Today final day for input on Ole Miss mascot

Today is the final chance for Ole Miss stakeholders to provide feedback about “Rebel Mojo” or “Rebel Blues Musician.”
Members of the University of Mississippi community have been voting since June 28 on 11 semifinalists vying to become the university’s new on-field mascot. That online poll, located at, closes today at 5 p.m.
Voting is open to Ole Miss students, faculty, staff, Alumni Association members and season ticket holders. A student-run mascot selection committee will analyze the polling results and unveil a handful of finalists for another round of voting in late August or early September.
Although figures weren’t available through the holiday weekend, over 10,000 people had voted as of Thursday evening, said Margaret Ann Morgan, co-chairman of that committee. That included more than 4,000 students and more than 3,000 alumni.
“We’ve had an outstanding response,” said Morgan, a sophomore journalism major from McComb.
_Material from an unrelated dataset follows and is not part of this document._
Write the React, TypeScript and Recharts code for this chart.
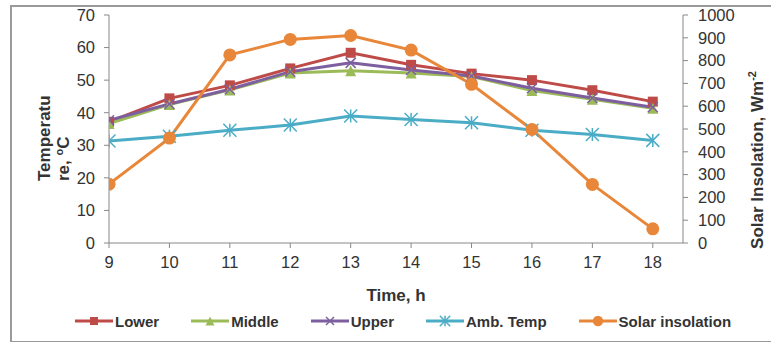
import React from "react";
import { Legend, Line, LineChart, XAxis, YAxis } from "recharts";

const hours = [9, 10, 11, 12, 13, 14, 15, 16, 17, 18];
const lowerTemp = [37.2, 44.4, 48.4, 53.6, 58.4, 54.7, 52.0, 50.0, 46.9, 43.4];
const middleTemp = [36.7, 42.5, 47.0, 52.2, 52.9, 52.2, 51.1, 46.8, 44.1, 41.4];
const upperTemp = [37.7, 42.7, 47.2, 52.6, 55.3, 53.1, 51.3, 47.5, 44.5, 41.7];
const ambientTemp = [31.3, 32.8, 34.6, 36.2, 39.0, 37.9, 36.9, 34.6, 33.3, 31.5];
const solarInsolation = [258, 460, 825, 893, 910, 846, 696, 498, 257, 62];

const tempTicks = [0, 10, 20, 30, 40, 50, 60, 70];
const solarTicks = [0, 100, 200, 300, 400, 500, 600, 700, 800, 900, 1000];

const data = hours.map((time, i) => ({
  time,
  lower: lowerTemp[i],
  middle: middleTemp[i],
  upper: upperTemp[i],
  ambient: ambientTemp[i],
  solar: solarInsolation[i],
}));

const RED = "#BE4B48";
const GREEN = "#9BBB59";
const PURPLE = "#7D5FA0";
const TEAL = "#4BACC6";
const ORANGE = "#E8873A";
const AXIS = "#888888";
const TEXT = "#333333";
const FONT = "'Liberation Sans', Arial, sans-serif";

function Marker({ kind, cx, cy, color, s = 1 }: any) {
  if (cx == null || cy == null) return null;
  if (kind === "square") {
    const h = 5 * s;
    return <rect x={cx - h} y={cy - h} width={h * 2} height={h * 2} fill={color} />;
  }
  if (kind === "triangle") {
    const h = 5.5 * s;
    return <polygon points={`${cx},${cy - h} ${cx + h},${cy + h} ${cx - h},${cy + h}`} fill={color} />;
  }
  if (kind === "cross") {
    const h = 5 * s;
    return (
      <g stroke={color} strokeWidth={1.5}>
        <line x1={cx - h} y1={cy - h} x2={cx + h} y2={cy + h} />
        <line x1={cx - h} y1={cy + h} x2={cx + h} y2={cy - h} />
      </g>
    );
  }
  if (kind === "star") {
    const h = 6.5 * s;
    return (
      <g stroke={color} strokeWidth={1.5}>
        <line x1={cx - h} y1={cy - h} x2={cx + h} y2={cy + h} />
        <line x1={cx - h} y1={cy + h} x2={cx + h} y2={cy - h} />
        <line x1={cx} y1={cy - h} x2={cx} y2={cy + h} />
      </g>
    );
  }
  return <circle cx={cx} cy={cy} r={6.5 * s} fill={color} />;
}

const seriesList = [
  { key: "lower", name: "Lower", color: RED, kind: "square", axis: "temp" },
  { key: "middle", name: "Middle", color: GREEN, kind: "triangle", axis: "temp" },
  { key: "upper", name: "Upper", color: PURPLE, kind: "cross", axis: "temp" },
  { key: "ambient", name: "Amb. Temp", color: TEAL, kind: "star", axis: "temp" },
  { key: "solar", name: "Solar insolation", color: ORANGE, kind: "circle", axis: "solar" },
];

function LegendContent() {
  return (
    <div style={{ height: 36, paddingTop: 5, boxSizing: "border-box", display: "flex", paddingLeft: 75, gap: 32 }}>
      {seriesList.map((s) => (
        <div key={s.key} style={{ display: "flex", alignItems: "center", height: 20 }}>
          <svg width={38} height={20} style={{ display: "block" }}>
            <line x1={0} y1={10} x2={38} y2={10} stroke={s.color} strokeWidth={3} />
            <Marker kind={s.kind} cx={19} cy={10} color={s.color} s={0.8} />
          </svg>
          <span style={{ fontFamily: FONT, fontSize: 15, fontWeight: "bold", color: TEXT, marginLeft: 2 }}>{s.name}</span>
        </div>
      ))}
    </div>
  );
}

function TempLabel() {
  return (
    <g fontFamily={FONT} fontSize={17} fontWeight="bold" fill={TEXT}>
      <text x={50} y={181} transform="rotate(-90 50 181)" textAnchor="start">Temperatu</text>
      <text x={69} y={181} transform="rotate(-90 69 181)" textAnchor="start">
        re, <tspan dy={-6} fontSize={11}>o</tspan><tspan dy={6}>C</tspan>
      </text>
    </g>
  );
}

function SolarLabel() {
  return (
    <g fontFamily={FONT} fontSize={17} fontWeight="bold" fill={TEXT}>
      <text x={763} y={160} transform="rotate(-90 763 160)" textAnchor="middle">
        Solar Insolation, Wm<tspan dy={-7} fontSize={11}>-2</tspan>
      </text>
    </g>
  );
}

export default function App() {
  const tick = { fontFamily: FONT, fontSize: 16.5, fill: TEXT };
  return (
    <div style={{ position: "absolute", left: 0, top: 0, width: 771, height: 342, background: "#fff", overflow: "hidden" }}>
      <div
        style={{
          position: "absolute",
          left: 10,
          top: 5,
          width: 800,
          height: 334,
          border: "2px solid #9a9a9a",
        }}
      />
      <LineChart width={771} height={342} data={data} margin={{ top: 15, right: 0, bottom: 0, left: 0 }}>
        <XAxis
          dataKey="time"
          type="number"
          domain={[9, 18.5]}
          ticks={hours}
          interval={0}
          allowDataOverflow
          height={63}
          tickSize={5}
          tickMargin={8}
          tick={tick}
          stroke={AXIS}
          label={{ value: "Time, h", position: "insideBottom", offset: 5, fontFamily: FONT, fontSize: 17, fontWeight: "bold", fill: TEXT }}
        />
        <YAxis
          yAxisId="temp"
          domain={[0, 70]}
          ticks={tempTicks}
          interval={0}
          width={109}
          tickSize={5}
          tickMargin={9}
          tick={tick}
          stroke={AXIS}
          label={<TempLabel />}
        />
        <YAxis
          yAxisId="solar"
          orientation="right"
          domain={[0, 1000]}
          ticks={solarTicks}
          interval={0}
          width={88}
          tickSize={5}
          tickMargin={10}
          tick={{ ...tick, textAnchor: "start" }}
          stroke={AXIS}
          label={<SolarLabel />}
        />
        <Legend verticalAlign="bottom" content={<LegendContent />} />
        {seriesList.map((s) => (
          <Line
            key={s.key}
            yAxisId={s.axis}
            dataKey={s.key}
            name={s.name}
            type="linear"
            stroke={s.color}
            strokeWidth={3}
            isAnimationActive={false}
            dot={(p: any) => <Marker key={`${s.key}-${p.index}`} kind={s.kind} cx={p.cx} cy={p.cy} color={s.color} />}
            activeDot={false}
          />
        ))}
      </LineChart>
    </div>
  );
}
University officials removed Colonel Rebel as the school’s on-field mascot in 2003, saying the plantation-owner caricature was hurtful to the university’s image.
Ole Miss has not had an on-field mascot since then, but in February, students voted to take part in a process to select a successor.
The 11 semifinalists were culled from about 1,000 ideas the committee received on its website and at forums held throughout the state.
The current round of voting allows participants to rank each mascot on a four-point scale and to provide feedback about what they would change. Log-ins are required to ensure that the votes are coming only from university stakeholders.
“From the beginning, we have been very open to what the Ole Miss community has been telling us,” Morgan said. “This is not a committee’s mascot; it is the entire Ole Miss family’s mascot.
“Because we’re doing it in poll format rather than as a vote, they’re able to give us that much more feedback. They’re able to develop this mascot in the way they want it to look and act and be.”
Morgan said the five finalists will likely not be announced until the next round of voting begins, sometime shortly after the start of the new school year. Artist renderings will also be made available at that time.
In choosing the finalist, the committee will pay close attention to differences of opinion among stakeholder groups. For instance, Morgan said she has seen a lot of student support for the Rebel Land Shark, but alumni have been more lukewarm on the character that is based on a recent football tradition that celebrates a quarterback sack.
While the mascot’s most public role will be at football games, its use will be much broader.
“It will be used at volleyball, track, baseball and birthday parties,” Morgan said. “It will be the university’s ambassador.”